**ENTRIES SUPPLIED:**
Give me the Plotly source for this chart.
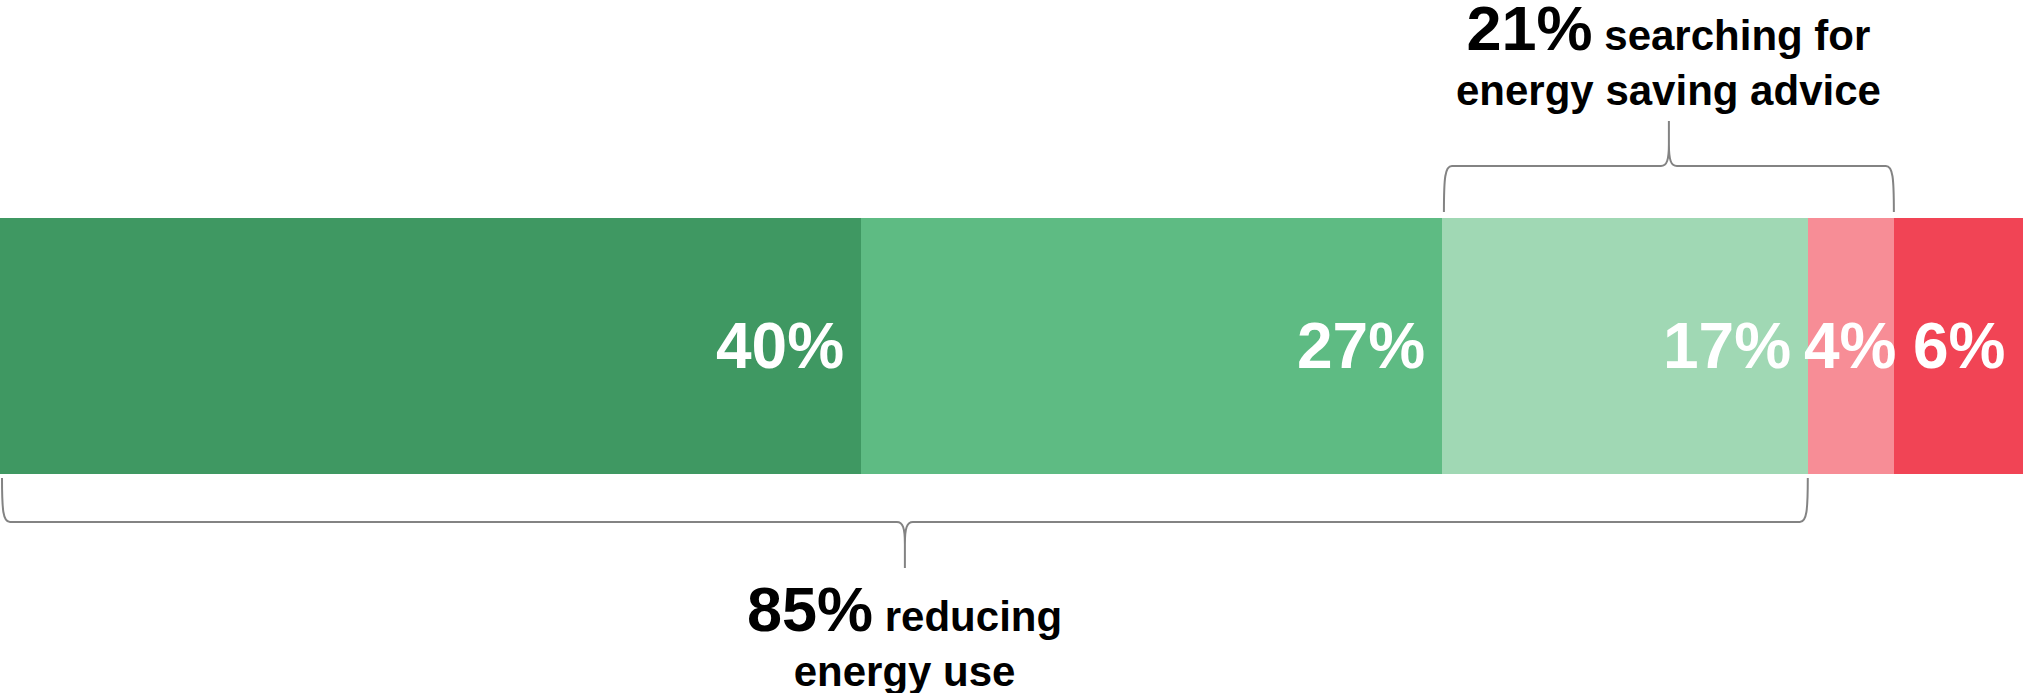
import plotly.graph_objects as go

# ---------------- data ----------------
segments = ["Segment A", "Segment B", "Segment C", "Segment D", "Segment E"]
values = [40, 27, 17, 4, 6]
value_labels = ["40%", "27%", "17%", "4%", "6%"]

# braces: (first segment index, last segment index)
brace_spans = [(2, 3), (0, 2)]
brace_values = ["21%", "85%"]
brace_line1 = ["searching for", "reducing"]
brace_line2 = ["energy saving advice", "energy use"]
brace_sides = ["top", "bottom"]

# ---------------- style ----------------
colors = ["#3f9862", "#5ebb83", "#a0d8b4", "#f78d96", "#f14455"]
FONT = "Liberation Sans, Arial, Helvetica, sans-serif"
BRACE_COLOR = "#838383"

W, H = 2023, 693
M_T, M_B = 218, 219
plot_h = H - M_T - M_B
total = sum(values)
px_per_unit = W / total


def py(p):
    """pixel from top of figure -> paper y"""
    return (H - M_B - p) / plot_h


def dx(px):
    return px / px_per_unit


def text_width(s, size):
    w = {"%": 0.889}
    return sum(w.get(c, 0.556) for c in s) * size


fig = go.Figure()
for name, v, c in zip(segments, values, colors):
    fig.add_trace(go.Bar(
        y=[""], x=[v], name=name, orientation="h",
        marker=dict(color=c, line=dict(width=0)),
        hoverinfo="skip", showlegend=False,
    ))

annotations = []
shapes = []

# value labels inside bars
cum = 0
LABEL_SIZE = 64
PAD = 15
for v, lab in zip(values, value_labels):
    start, end = cum, cum + v
    cum = end
    seg_px = v * px_per_unit
    fits = text_width(lab, LABEL_SIZE) + 2 * (PAD + 1) <= seg_px
    annotations.append(dict(
        x=end if fits else (start + end) / 2, y=0.5, xref="x", yref="paper",
        xanchor="right" if fits else "center", yanchor="middle",
        xshift=-PAD if fits else 0,
        text=lab, showarrow=False,
        font=dict(family=FONT, size=LABEL_SIZE, color="white", weight="bold"),
    ))

# braces
starts = [sum(values[:i]) for i in range(len(values))]
ends = [sum(values[:i + 1]) for i in range(len(values))]


def brace_path(x0, x1, y_end, y_line, y_tip):
    d = 1 if y_tip > y_line else -1
    tip = (x0 + x1) / 2

    def P(x, y):
        return f"{x:.4f},{py(y):.5f}"
    path = (
        f"M {P(x0, y_end)} "
        f"C {P(x0, y_line - d * 12)} {P(x0 + dx(1), y_line)} {P(x0 + dx(8), y_line)} "
        f"L {P(tip - dx(8), y_line)} "
        f"C {P(tip - dx(2), y_line)} {P(tip, y_line + d * 6)} {P(tip, y_line + d * 22)} "
        f"L {P(tip, y_tip)} "
        f"L {P(tip, y_line + d * 22)} "
        f"C {P(tip, y_line + d * 6)} {P(tip + dx(2), y_line)} {P(tip + dx(8), y_line)} "
        f"L {P(x1 - dx(8), y_line)} "
        f"C {P(x1 - dx(1), y_line)} {P(x1, y_line - d * 12)} {P(x1, y_end)}"
    )
    return path, tip


for (i0, i1), bv, l1, l2, side in zip(brace_spans, brace_values, brace_line1,
                                      brace_line2, brace_sides):
    x0 = starts[i0] + dx(2)
    x1 = ends[i1]
    if side == "top":
        path, tip = brace_path(x0, x1, 212, 166, 121)
        ty, yanchor = py(116), "bottom"
    else:
        path, tip = brace_path(x0, x1, 478, 522, 568)
        ty, yanchor = py(572), "top"
    shapes.append(dict(type="path", path=path, xref="x", yref="paper",
                       line=dict(color=BRACE_COLOR, width=2),
                       fillcolor="rgba(0,0,0,0)", layer="above"))
    annotations.append(dict(
        x=tip, y=ty, xref="x", yref="paper", xanchor="center", yanchor=yanchor,
        showarrow=False, align="center",
        text=f"<span style='font-size:63px'>{bv}</span> {l1}<br>{l2}",
        font=dict(family=FONT, size=42, color="black", weight="bold"),
    ))

fig.update_layout(
    width=W, height=H,
    margin=dict(l=0, r=0, t=M_T, b=M_B, pad=0),
    barmode="stack", bargap=0,
    paper_bgcolor="white", plot_bgcolor="white",
    xaxis=dict(range=[0, total], visible=False, fixedrange=True),
    yaxis=dict(range=[-0.5, 0.5], visible=False, fixedrange=True),
    annotations=annotations, shapes=shapes,
    showlegend=False,
)

fig.write_html(
    "out.html",
    config={"displayModeBar": False},
    post_script="document.body.style.margin='0';document.body.style.overflow='hidden';",
)
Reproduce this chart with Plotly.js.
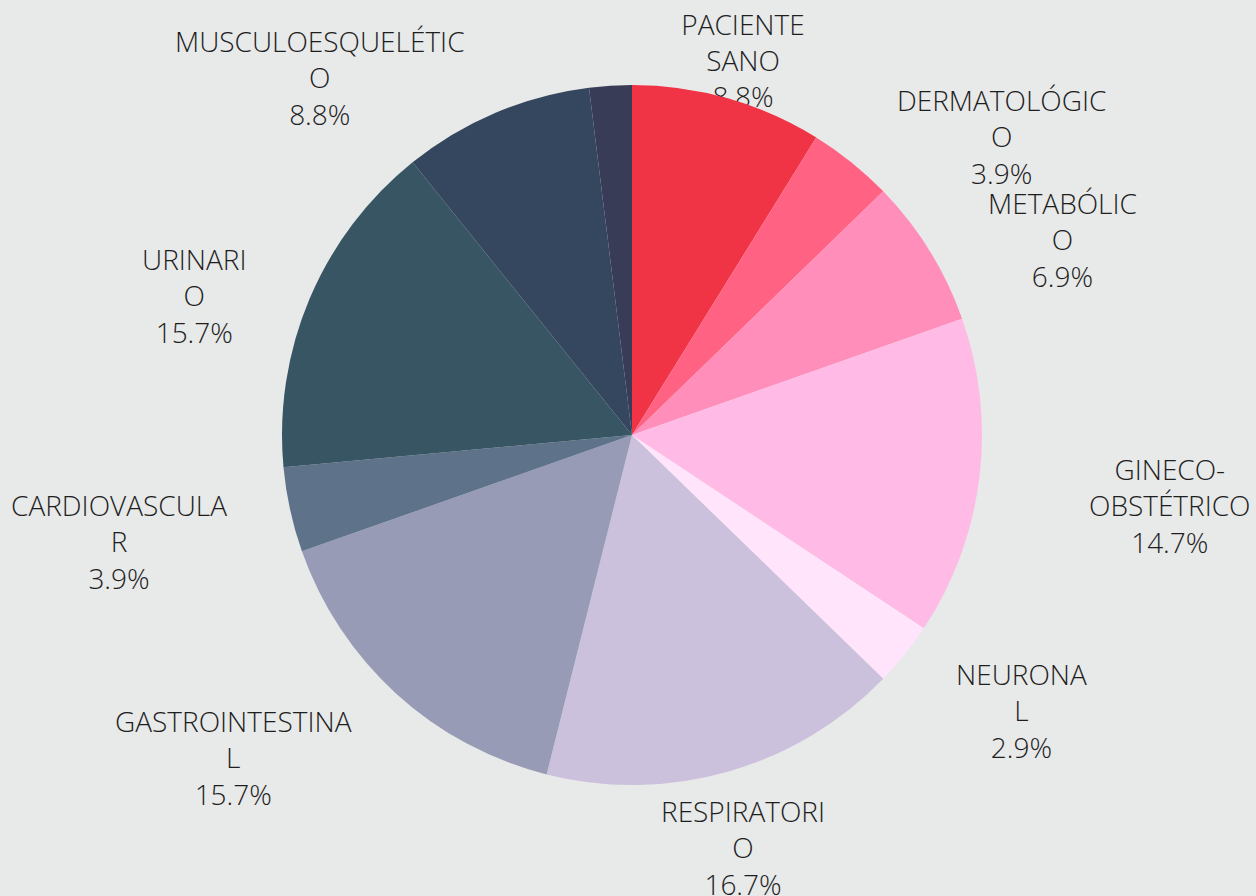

**GIVEN PROBLEM:** Restate the lines of the records exactly, starting at the first and stopping after the line with "shapes = []". Leave out any picture.

**ANSWER TO THE PROBLEM:**
Give me the Plotly source for this chart.
import plotly.graph_objects as go

# ---------------- data ----------------
segments = ["Segment A", "Segment B", "Segment C", "Segment D", "Segment E"]
values = [40, 27, 17, 4, 6]
value_labels = ["40%", "27%", "17%", "4%", "6%"]

# braces: (first segment index, last segment index)
brace_spans = [(2, 3), (0, 2)]
brace_values = ["21%", "85%"]
brace_line1 = ["searching for", "reducing"]
brace_line2 = ["energy saving advice", "energy use"]
brace_sides = ["top", "bottom"]

# ---------------- style ----------------
colors = ["#3f9862", "#5ebb83", "#a0d8b4", "#f78d96", "#f14455"]
FONT = "Liberation Sans, Arial, Helvetica, sans-serif"
BRACE_COLOR = "#838383"

W, H = 2023, 693
M_T, M_B = 218, 219
plot_h = H - M_T - M_B
total = sum(values)
px_per_unit = W / total


def py(p):
    """pixel from top of figure -> paper y"""
    return (H - M_B - p) / plot_h


def dx(px):
    return px / px_per_unit


def text_width(s, size):
    w = {"%": 0.889}
    return sum(w.get(c, 0.556) for c in s) * size


fig = go.Figure()
for name, v, c in zip(segments, values, colors):
    fig.add_trace(go.Bar(
        y=[""], x=[v], name=name, orientation="h",
        marker=dict(color=c, line=dict(width=0)),
        hoverinfo="skip", showlegend=False,
    ))

annotations = []
shapes = []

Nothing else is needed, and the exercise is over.